The ride from the suburbs into downtown KC is just not that long of a drive nor is there much of a delay. But if you have to drive to a train, wait for the train, take a train downtown (which will take the same time as a bus on the interstate) and then have to use another form of transit to reach your final destination. The commuter rail is not going to run down Grand and drop you off at your office.
The streetcar is standard gauge. It's not impossible, maybe not probable, that the commuter system could run on streetcar tracks downtown.

Maybe the answer is more bus lanes. Because today the bus goes just as fast as all the cars. When US 71 SB is backed up the bus is too.

The core idea behind rail is it's not stuck in the same traffic, so we need to take busses out of traffic.
The rail would have to be heavily modified and straightened and put into more of a dedicated right of way.
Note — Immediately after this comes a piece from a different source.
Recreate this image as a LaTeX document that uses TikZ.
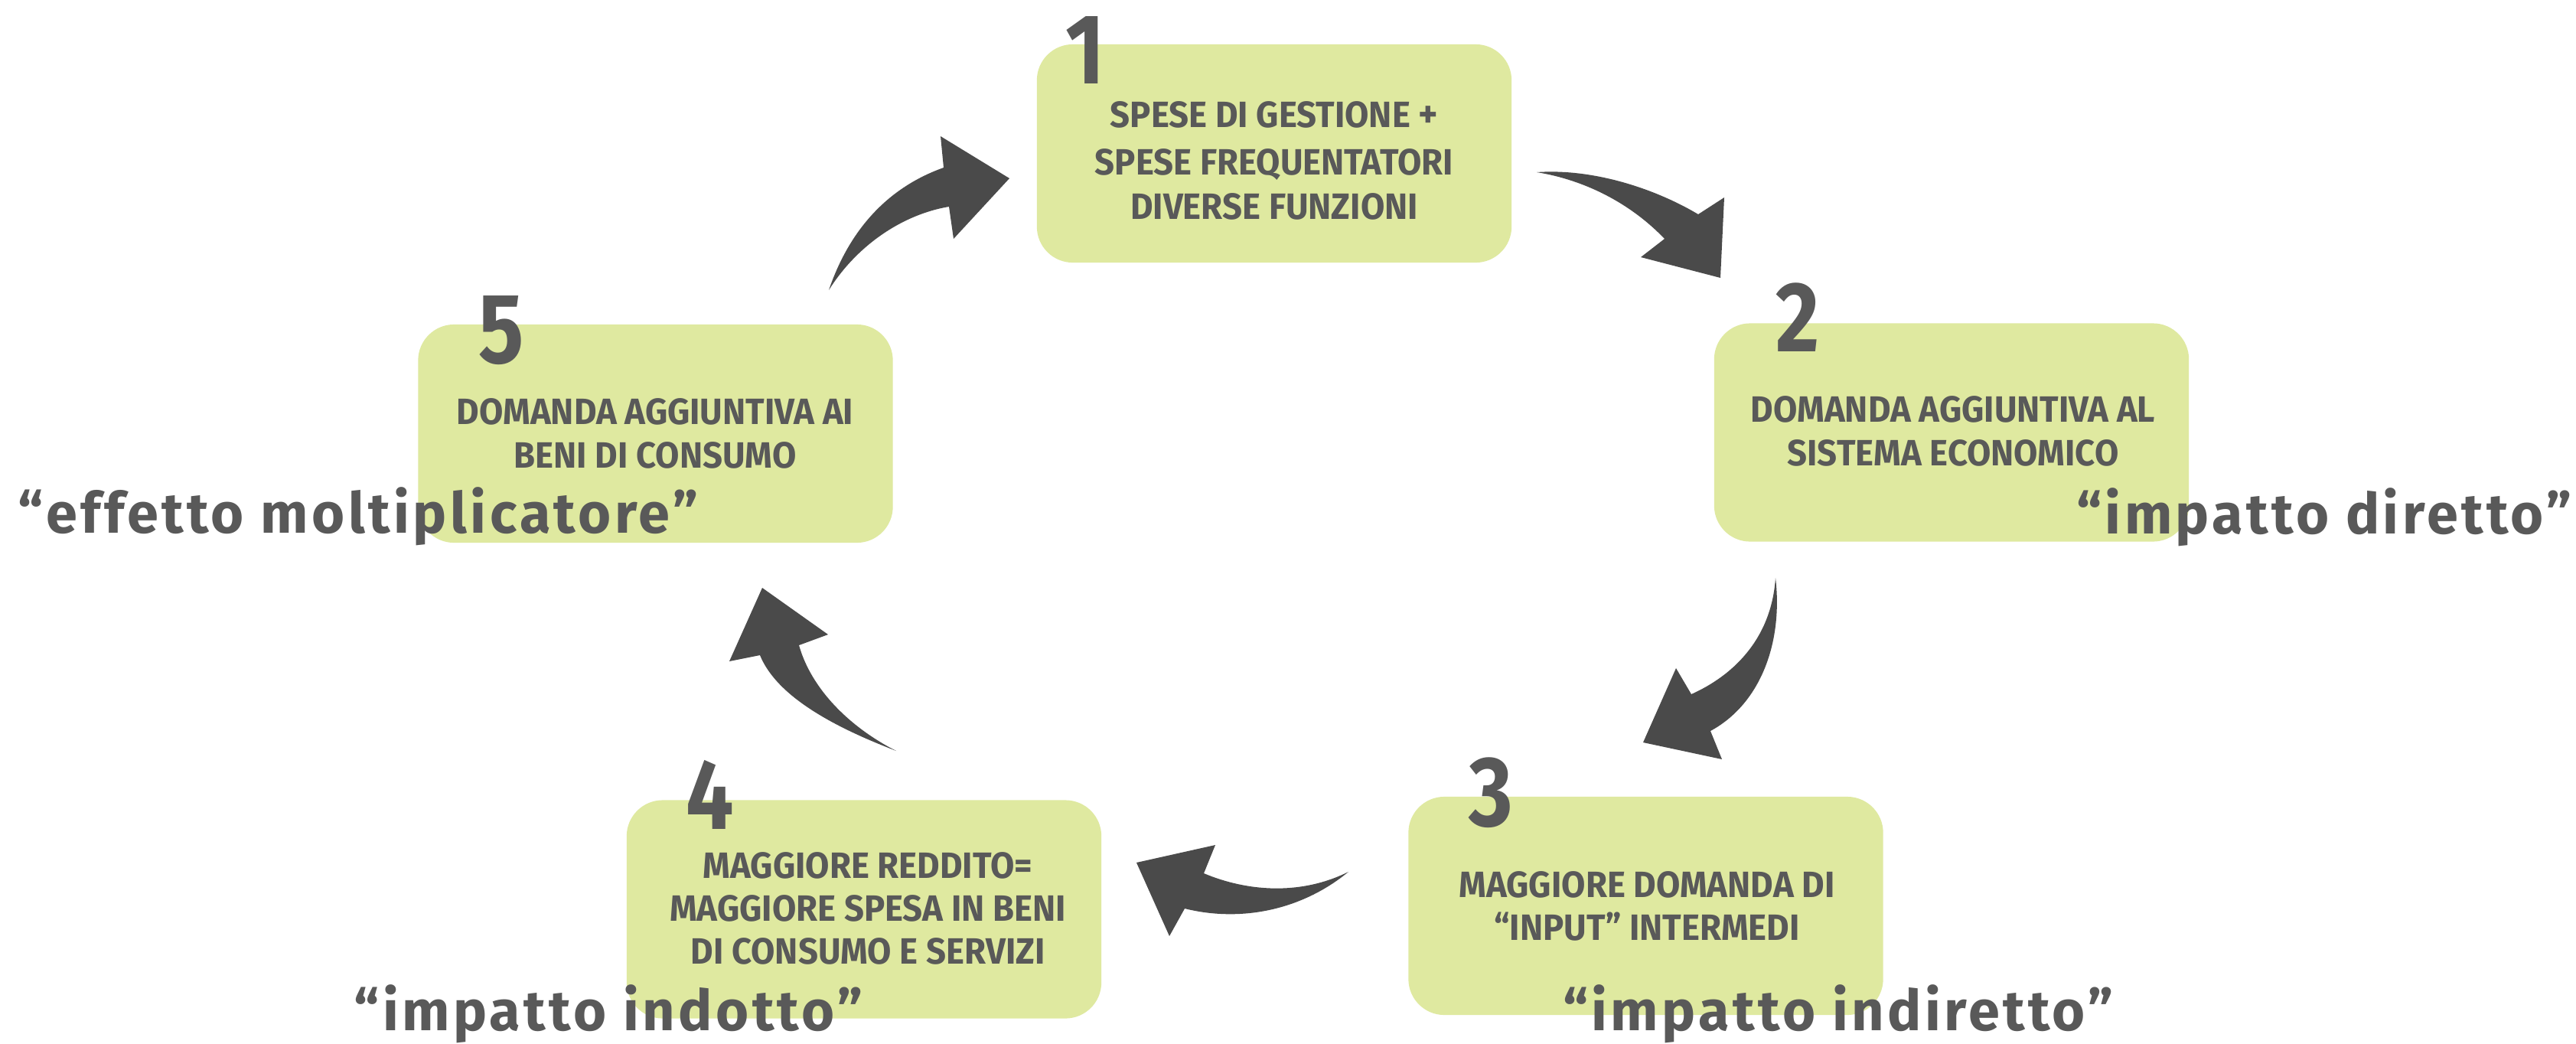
\documentclass[tikz,border=0pt]{standalone}
\usepackage{fontspec}
\setmainfont{Fira Sans}
\newfontfamily\boxfont[FakeStretch=0.95]{Fira Sans}
\newfontfamily\numfont[FakeStretch=0.85]{Fira Sans}
\newfontfamily\lblfont[LetterSpace=6]{Fira Sans}
\definecolor{boxgreen}{HTML}{DFE9A0}
\definecolor{txtgray}{HTML}{595959}
\definecolor{arrgray}{HTML}{4A4A4A}
\tikzset{
  stepbox/.style={fill=boxgreen, draw=none, rounded corners=0.47cm, minimum width=6.2cm, minimum height=2.85cm, inner sep=0},
  boxtxt/.style={text=txtgray, font=\boxfont\bfseries\fontsize{13.6pt}{15pt}\selectfont, anchor=base, inner sep=0},
  numtxt/.style={text=txtgray, font=\numfont\bfseries\fontsize{37pt}{40pt}\selectfont, anchor=base, inner sep=0},
  lbl/.style={text=txtgray, font=\lblfont\bfseries\fontsize{21pt}{24pt}\selectfont, anchor=base, inner sep=0},
  arrowshape/.style={fill=arrgray, draw=none}
}
\begin{document}
\begin{tikzpicture}[x=0.01cm,y=-0.01cm]
\fill[white] (0,0) rectangle (3366,1363);
\useasboundingbox (0,0) rectangle (3366,1363);

% boxes
\node[stepbox] (b1) at (1665,200.5) {};
\node[stepbox] (b2) at (2550,565) {};
\node[stepbox] (b3) at (2150.5,1183.5) {};
\node[stepbox] (b4) at (1129,1188) {};
\node[stepbox] (b5) at (856.5,566.5) {};

% numbers
\node[numtxt] (n1) at (1418,109) {1};
\node[numtxt] (n2) at (2349,459) {2};
\node[numtxt] (n3) at (1948,1079) {3};
\node[numtxt] (n4) at (928,1083) {4};
\node[numtxt] (n5) at (655,474) {5};

% box texts
\node[boxtxt] (t1a) at (1665,166) {SPESE DI GESTIONE {\Large +}};
\node[boxtxt] (t1b) at (1665,228) {SPESE FREQUENTATORI};
\node[boxtxt] (t1c) at (1665,286) {DIVERSE FUNZIONI};
\node[boxtxt] (t2a) at (2552,551) {DOMANDA AGGIUNTIVA AL};
\node[boxtxt] (t2b) at (2552,608) {SISTEMA ECONOMICO};
\node[boxtxt] (t3a) at (2152,1172) {MAGGIORE DOMANDA DI};
\node[boxtxt] (t3b) at (2152,1228) {“INPUT” INTERMEDI};
\node[boxtxt] (t4a) at (1134,1147) {MAGGIORE REDDITO=};
\node[boxtxt] (t4b) at (1134,1203) {MAGGIORE SPESA IN BENI};
\node[boxtxt] (t4c) at (1134,1259) {DI CONSUMO E SERVIZI};
\node[boxtxt] (t5a) at (856,554) {DOMANDA AGGIUNTIVA AI};
\node[boxtxt] (t5b) at (856,611) {BENI DI CONSUMO};

% labels
\node[lbl] (l1) at (468,696) {“effetto moltiplicatore”};
\node[lbl] (l2) at (3037,697) {“impatto diretto”};
\node[lbl] (l3) at (2402,1346) {“impatto indiretto”};
\node[lbl] (l4) at (795,1346) {“impatto indotto”};

% arrows
% 5 -> 1
\fill[arrowshape] (1083,379) .. controls (1110,300) and (1160,245) .. (1233,219)
  -- (1229,178) -- (1319,233) -- (1246,312) -- (1240,270)
  .. controls (1180,280) and (1120,320) .. (1083,379) -- cycle;
% 1 -> 2
\fill[arrowshape] (2008,225) .. controls (2080,220) and (2160,245) .. (2219,280)
  -- (2253,258) -- (2248,363) -- (2144,336) -- (2175,312)
  .. controls (2130,265) and (2070,235) .. (2008,225) -- cycle;
% 2 -> 3
\fill[arrowshape] (2320,755) .. controls (2330,840) and (2300,920) .. (2235,955)
  -- (2250,992) -- (2147,970) -- (2190,873) -- (2210,907)
  .. controls (2270,880) and (2315,830) .. (2320,755) -- cycle;
% 3 -> 4
\fill[arrowshape] (1762,1139) .. controls (1700,1190) and (1620,1205) .. (1548,1187)
  -- (1528,1223) -- (1485,1127) -- (1588,1104) -- (1573,1141)
  .. controls (1630,1165) and (1700,1170) .. (1762,1139) -- cycle;
% 4 -> 5
\fill[arrowshape] (1171,981) .. controls (1090,950) and (1015,910) .. (993,856)
  -- (953,864) -- (996,768) -- (1082,829) -- (1044,843)
  .. controls (1060,900) and (1110,950) .. (1171,981) -- cycle;
\end{tikzpicture}
\end{document}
Basically it would need to be rebuilt in most places and that point, you may as well just build a whole new rail line down Grand or something.

I-70 and I-35 both have very minimal delays. From Olathe or Blue Springs, the delay is rarely more than 10 minutes. Crashes in KC cause delays, not volume for the most part. I-70 in KC should be 8 lanes simply because it's an urban area and that would allow for one lane for HOV. But building funding to build bus/hov lanes seems like a pipe dream. Although the interstates in StL are much nicer, wider etc than KC, so it can be done.

I just don't see the point. It would be different if KC already had a robust regional bus system and the next step was commuter rail, light rail etc.